Last night I picked up a new iPhone 4. What a change from the olden days. I actually have had a cellular telephone since 1992. I bought the first one from a guy in Hadley, and it came in a little plastic basket, and had a corded handset.

I remember being up in Maine and using the thing, and worried that the ten cents a minute was going to really add up. I didn’t actually use it that much back then, and finally it was stolen out of my Toyota when parked on a street in Holyoke.

Over the years I’ve gone through so many little brick-style phones. Cute little ones that flipped open, and chunky ones that slid down. Now I sense a ongoing rift between those of us who worship our Apple devices and those who refuse to go that way, and buy Droids. Or the many more friends I know who stick with their Motorola style flip phones and have no interest in moving to the expense of a smart phone.

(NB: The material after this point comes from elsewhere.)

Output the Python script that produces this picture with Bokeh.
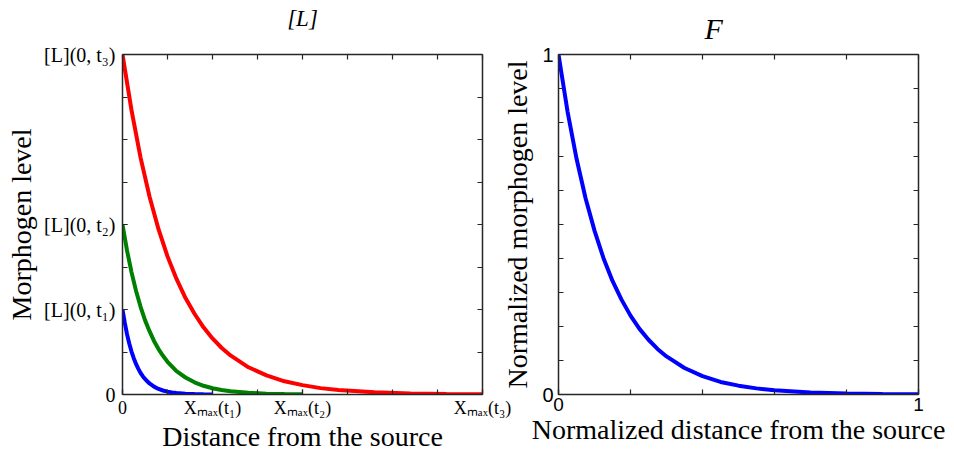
from bokeh.plotting import figure
from bokeh.models import Range1d, FixedTicker, LinearAxis, Title
from bokeh.layouts import row
from bokeh.embed import file_html
from bokeh.resources import INLINE

# ---------------- data ----------------
# Left panel: morphogen level [L] vs distance, three time points t1 < t2 < t3
t1_x = [0, 0.05, 0.1, 0.15, 0.2, 0.25, 0.3, 0.35, 0.4, 0.45, 0.5, 0.55, 0.6,
        0.7, 0.8, 0.9, 1.0, 1.1, 1.2, 1.4, 1.6, 1.8, 2.0]
t1_y = [2.0, 1.69, 1.42, 1.20, 1.01, 0.855, 0.72, 0.61, 0.51, 0.43, 0.365, 0.31, 0.26,
        0.185, 0.13, 0.094, 0.067, 0.047, 0.034, 0.017, 0.009, 0.004, 0.002]

t2_x = [0, 0.1, 0.2, 0.3, 0.4, 0.5, 0.6, 0.7, 0.8, 0.9, 1.0, 1.2,
        1.4, 1.6, 1.8, 2.0, 2.2, 2.4, 2.8, 3.2, 3.6, 4.0]
t2_y = [4.0, 3.39, 2.88, 2.44, 2.07, 1.75, 1.49, 1.26, 1.07, 0.91, 0.77, 0.55,
        0.40, 0.286, 0.205, 0.147, 0.106, 0.076, 0.039, 0.02, 0.011, 0.005]

t3_x = [0, 0.2, 0.4, 0.6, 0.8, 1.0, 1.2, 1.4, 1.6, 1.8, 2.0, 2.2, 2.4,
        2.8, 3.2, 3.6, 4.0, 4.4, 4.8, 5.6, 6.4, 7.2, 8.0]
t3_y = [8.0, 6.69, 5.58, 4.66, 3.89, 3.25, 2.72, 2.27, 1.90, 1.58, 1.32, 1.10, 0.92,
        0.64, 0.45, 0.31, 0.22, 0.15, 0.107, 0.052, 0.025, 0.012, 0.006]

left_x_ticks = [0, 2, 4, 8]
left_x_labels = ["0", "Xₘₐₓ(t₁)", "Xₘₐₓ(t₂)", "Xₘₐₓ(t₃)"]
left_y_ticks = [0, 2, 4, 8]
left_y_labels = ["0", "[L](0, t₁)", "[L](0, t₂)", "[L](0, t₃)"]
left_minor = [0, 1, 2, 3, 4, 5, 6, 7, 8]

# Right panel: normalized profile F
f_x = [0, 0.025, 0.05, 0.075, 0.1, 0.125, 0.15, 0.175, 0.2, 0.225, 0.25, 0.275, 0.3,
       0.35, 0.4, 0.45, 0.5, 0.55, 0.6, 0.7, 0.8, 0.9, 1.0]
f_y = [1.0, 0.833, 0.694, 0.578, 0.482, 0.401, 0.334, 0.279, 0.232, 0.193, 0.161, 0.134, 0.112,
       0.078, 0.054, 0.037, 0.026, 0.018, 0.0125, 0.006, 0.003, 0.0014, 0.0007]

right_major = [0, 1]
right_x_minor = [0, 0.2, 0.4, 0.6, 0.8, 1.0]
right_y_minor = [0, 0.1, 0.2, 0.3, 0.4, 0.5, 0.6, 0.7, 0.8, 0.9, 1.0]

AX = "#262626"
SERIF = "Liberation Serif"
SANS = "Liberation Sans"


def style_axis(ax, major, minor, font, size, standoff=6):
    ax.ticker = FixedTicker(ticks=major, minor_ticks=minor)
    ax.major_tick_in = 5
    ax.major_tick_out = 0
    ax.minor_tick_in = 5
    ax.minor_tick_out = 0
    ax.axis_line_color = AX
    ax.axis_line_width = 1.5
    ax.major_tick_line_color = AX
    ax.minor_tick_line_color = AX
    ax.major_tick_line_width = 1.2
    ax.minor_tick_line_width = 1.2
    ax.major_label_text_font = font
    ax.major_label_text_color = "black"
    ax.major_label_text_font_size = size
    ax.major_label_standoff = standoff


def label_axis(ax, text, size, standoff, style="normal"):
    ax.axis_label = text
    ax.axis_label_text_font = SERIF
    ax.axis_label_text_font_style = style
    ax.axis_label_text_font_size = size
    ax.axis_label_text_color = "black"
    ax.axis_label_standoff = standoff


def frame_axes(p, xminor, yminor):
    # box edges with inward ticks only (no tick labels)
    top = LinearAxis()
    right = LinearAxis()
    style_axis(top, [], xminor, SANS, "10px", standoff=0)
    style_axis(right, [], yminor, SANS, "10px", standoff=0)
    p.add_layout(top, "above")
    p.add_layout(right, "right")
    return top


# ---------------- left panel ----------------
p1 = figure(width=522, height=456,
            min_border_left=122, min_border_right=40,
            min_border_top=54, min_border_bottom=62,
            x_range=Range1d(0, 8), y_range=Range1d(0, 8),
            output_backend="svg", toolbar_location=None,
            background_fill_color=None, border_fill_color=None)
p1.xgrid.visible = False
p1.ygrid.visible = False
p1.outline_line_color = None

p1.line(t1_x, t1_y, line_color="#0000FF", line_width=4)
p1.line(t2_x, t2_y, line_color="#008000", line_width=4)
p1.line(t3_x, t3_y, line_color="#FF0000", line_width=4)

xa = p1.xaxis[0]
style_axis(xa, left_x_ticks, left_minor, SERIF, "18px", standoff=3)
xa.major_label_overrides = {t: s for t, s in zip(left_x_ticks, left_x_labels)}
label_axis(xa, "Distance from the source", "28px", 0)

ya = p1.yaxis[0]
style_axis(ya, left_y_ticks, left_minor, SERIF, "20px", standoff=7)
ya.major_label_overrides = {t: s for t, s in zip(left_y_ticks, left_y_labels)}
label_axis(ya, "Morphogen level", "28px", 4)

top1 = frame_axes(p1, left_minor, left_minor)
label_axis(top1, "[L]", "23px", 24, style="italic")

# ---------------- right panel ----------------
p2 = figure(width=456, height=456,
            min_border_left=68, min_border_right=28,
            min_border_top=54, min_border_bottom=62,
            x_range=Range1d(0, 1), y_range=Range1d(0, 1),
            output_backend="svg", toolbar_location=None,
            background_fill_color=None, border_fill_color=None,
            margin=(0, 0, 0, -32))
p2.xgrid.visible = False
p2.ygrid.visible = False
p2.outline_line_color = None

p2.line(f_x, f_y, line_color="#0000FF", line_width=4)

xb = p2.xaxis[0]
style_axis(xb, right_major, right_x_minor, SANS, "19px", standoff=3)
label_axis(xb, "Normalized distance from the source", "28px", 0)

yb = p2.yaxis[0]
style_axis(yb, right_major, right_y_minor, SANS, "20px", standoff=5)
label_axis(yb, "Normalized morphogen level", "28px", 6)

frame_axes(p2, right_x_minor, right_y_minor)
p2.add_layout(Title(text="F", text_font=SERIF, text_font_style="italic",
                    text_font_size="30px", text_color="black",
                    align="left", offset=146, vertical_align="top",
                    standoff=16), "above")

layout = row(p1, p2)
open("out.html", "w").write(file_html(layout, INLINE))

I noticed too, that most of the ads on TV have to do with phones. It still amazes me that when I’m on a subway, or in a huge football stadium, nearly every single person around me is carrying a phone. No wonder crime is down 40% since 1990. There are so many reporters who phone in things, how can anyone get away with anything?

An English cop I met in France last week confirmed this. He said there is less and less crime fighting, and petty thefts, and that the new innovation is an alarm that can be activated by the people who watch all of those cameras around London. In some areas, the watcher can sound a siren to stop a crime in progress. Otherwise, all they can do is call someone but by then it might be too late, so the siren is designed to shock the criminal out of doing the bad thing he was thinking of doing.